Policy & Law
Despite once being considered an online innovator, Prince has more recently made a name for himself for being unafraid to confront the infringement of his work. Now, the artist has filed a hefty $22 million lawsuit against 22 Facebook and Blogger users for working in concert to steal his content.
Sign O' the Times
The case, filed as Prince v. Chodera in the Northern District of California, reads, "The Defendants in this case engage in massive infringement and bootlegging of Prince's material." Only two defendants are named in the suit, however — the rest are listed as John Does, though eight do have the distinction of being regarded by their online handles.
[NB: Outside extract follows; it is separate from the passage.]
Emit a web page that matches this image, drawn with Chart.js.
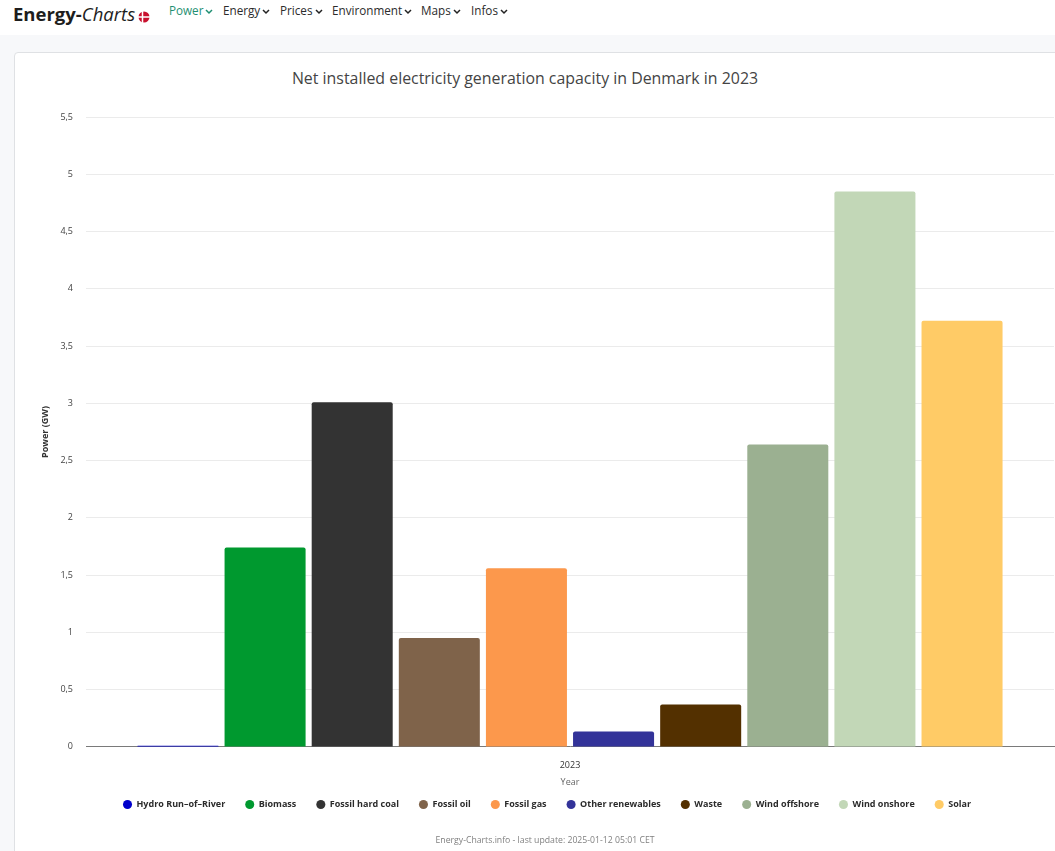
<!DOCTYPE html>
<html>
<head>
<meta charset="utf-8">
<title>Net installed electricity generation capacity in Denmark in 2023</title>
<script src="https://cdn.jsdelivr.net/npm/chart.js@4"></script>
<style>
    html, body { margin: 0; padding: 0; width: 1055px; height: 851px; overflow: hidden; background: #f7f8fa; font-family: "Open Sans", sans-serif; }
    .nav { position: absolute; left: 0; top: 0; width: 1055px; height: 35px; background: #fff; }
    .logo { position: absolute; left: 13px; top: 1px; font-size: 18.5px; line-height: 26px; color: #1d1d1d; font-family: "Open Sans", sans-serif; font-weight: 700; }
    .logo i { font-weight: 400; }
    .flag { position: absolute; left: 138px; top: 11px; }
    .nav a { position: absolute; top: 1px; font-size: 11.7px; line-height: 18px; color: #2b2b2b; }
    .nav a.on { color: #1f8f72; }
    .nav a svg { margin-left: 2px; }
    .card { position: absolute; left: 14px; top: 52px; width: 1060px; height: 820px; background: #fff; border: 1px solid #dfe1e4; border-radius: 4px; box-sizing: border-box; }
    #canvas { position: absolute; left: 15px; top: 53px; }
    .title { position: absolute; left: 0; width: 1050px; top: 67px; text-align: center; font-size: 15.9px; line-height: 22px; color: #444; }
    .foot { position: absolute; left: 0; width: 1090px; top: 833px; text-align: center; font-size: 8.7px; line-height: 14px; color: #808080; }
</style>
</head>
<body>
<div class="nav">
    <div class="logo">Energy-<i>Charts</i></div>
    <svg class="flag" width="12" height="12" viewBox="0 0 12 12"><circle cx="6" cy="6" r="5.5" fill="#c8102e"/><path d="M0 6H12M4.5 0V12" stroke="#fff" stroke-width="1.5"/></svg>
    <a class="on" style="left:169px">Power<svg width="8" height="6" viewBox="0 0 8 6"><path d="M1 1L4 4L7 1" fill="none" stroke="#1f8f72" stroke-width="1.5"/></svg></a>
    <a style="left:223px">Energy<svg width="8" height="6" viewBox="0 0 8 6"><path d="M1 1L4 4L7 1" fill="none" stroke="#222" stroke-width="1.5"/></svg></a>
    <a style="left:280px">Prices<svg width="8" height="6" viewBox="0 0 8 6"><path d="M1 1L4 4L7 1" fill="none" stroke="#222" stroke-width="1.5"/></svg></a>
    <a style="left:332px">Environment<svg width="8" height="6" viewBox="0 0 8 6"><path d="M1 1L4 4L7 1" fill="none" stroke="#222" stroke-width="1.5"/></svg></a>
    <a style="left:421px">Maps<svg width="8" height="6" viewBox="0 0 8 6"><path d="M1 1L4 4L7 1" fill="none" stroke="#222" stroke-width="1.5"/></svg></a>
    <a style="left:471px">Infos<svg width="8" height="6" viewBox="0 0 8 6"><path d="M1 1L4 4L7 1" fill="none" stroke="#222" stroke-width="1.5"/></svg></a>
</div>
<div class="card"></div>
<div class="title">Net installed electricity generation capacity in Denmark in 2023</div>
<canvas id="canvas" width="1062" height="798" style="width:1062px;height:798px"></canvas>
<div class="foot">Energy-Charts.info - last update: 2025-01-12 05:01 CET</div>
<script>
const years = ['2023'];
const sources = ['Hydro Run–of–River', 'Biomass', 'Fossil hard coal', 'Fossil oil', 'Fossil gas', 'Other renewables', 'Waste', 'Wind offshore', 'Wind onshore', 'Solar'];
const capacity = [0.01, 1.74, 3.01, 0.95, 1.56, 0.135, 0.37, 2.64, 4.85, 3.72];
const colors = ['#0000cc', '#00992f', '#333333', '#7f634a', '#fc984c', '#333399', '#533000', '#9bb091', '#c2d7b7', '#ffcb66'];
const tickLabels = ['0', '0,5', '1', '1,5', '2', '2,5', '3', '3,5', '4', '4,5', '5', '5,5'];

const ctx = document.getElementById('canvas').getContext('2d');
let datasets = [];
sources.forEach((name, i) => {
    datasets.push({
        label: name,
        data: [capacity[i]],
        backgroundColor: colors[i],
        borderRadius: 2,
        borderSkipped: 'bottom',
        barPercentage: 0.93,
        categoryPercentage: 0.9
    });
});

new Chart(ctx, {
    type: 'bar',
    data: { labels: years, datasets: datasets },
    options: {
        responsive: false,
        animation: false,
        layout: { padding: { top: 64, right: 23, bottom: 32, left: 25 } },
        plugins: {
            title: { display: false },
            tooltip: { enabled: false },
            legend: {
                position: 'bottom',
                labels: {
                    usePointStyle: true,
                    pointStyle: 'circle',
                    boxHeight: 6.4,
                    boxWidth: 9,
                    padding: 20,
                    color: '#2b2b2b',
                    font: { family: '"Open Sans", sans-serif', size: 9, weight: 'bold' }
                }
            }
        },
        scales: {
            x: {
                grid: { display: false },
                border: { color: '#7a7a7a', width: 1 },
                ticks: { color: '#333', font: { family: '"Open Sans", sans-serif', size: 9 }, padding: 5.5 },
                title: { display: true, text: 'Year', color: '#666', font: { family: '"Open Sans", sans-serif', size: 9 }, padding: { top: 0.5, bottom: -8 } }
            },
            y: {
                min: 0,
                max: 5.5,
                afterFit: (scale) => { scale.width = 46; },
                grid: { color: '#ebebeb', drawTicks: false },
                border: { display: false },
                ticks: {
                    stepSize: 0.5,
                    padding: 13,
                    color: '#444',
                    font: { family: '"Open Sans", sans-serif', size: 9 },
                    callback: (value, index) => tickLabels[index]
                },
                title: { display: true, text: 'Power (GW)', color: '#333', font: { family: '"Open Sans", sans-serif', size: 9, weight: 'bold' }, padding: { top: 0, bottom: 0 } }
            }
        }
    }
});
</script>
</body>
</html>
Nevertheless, Prince, based on "information and belief," alleges that each of the individuals worked together on Facebook and Blogger to conduct infringing activity, and lists extensively the mirror sites and blogs each used to distribute copies of his work. He has thus demanded $1 million with interest in damages from each of the defendants, along with a permanent injunction to prevent all of them from doing further harm.
This is only the latest copyright battle Prince has fought. Back in 2007, he was willing to take on YouTube, eBay, and The Pirate Bay on the same issue, believing that they facilitated the illicit copying of his music and movies. The case was eventually dropped. Still, there was a time when he was happy to experiment with his art and its distribution. In early 2009, singles from his triple album LotusFlower were released online on multiple websites devoted to hyping the release. Ultimately, though, the love affair ended in 2010 when he told the Daily Mirror, "The internet's completely over."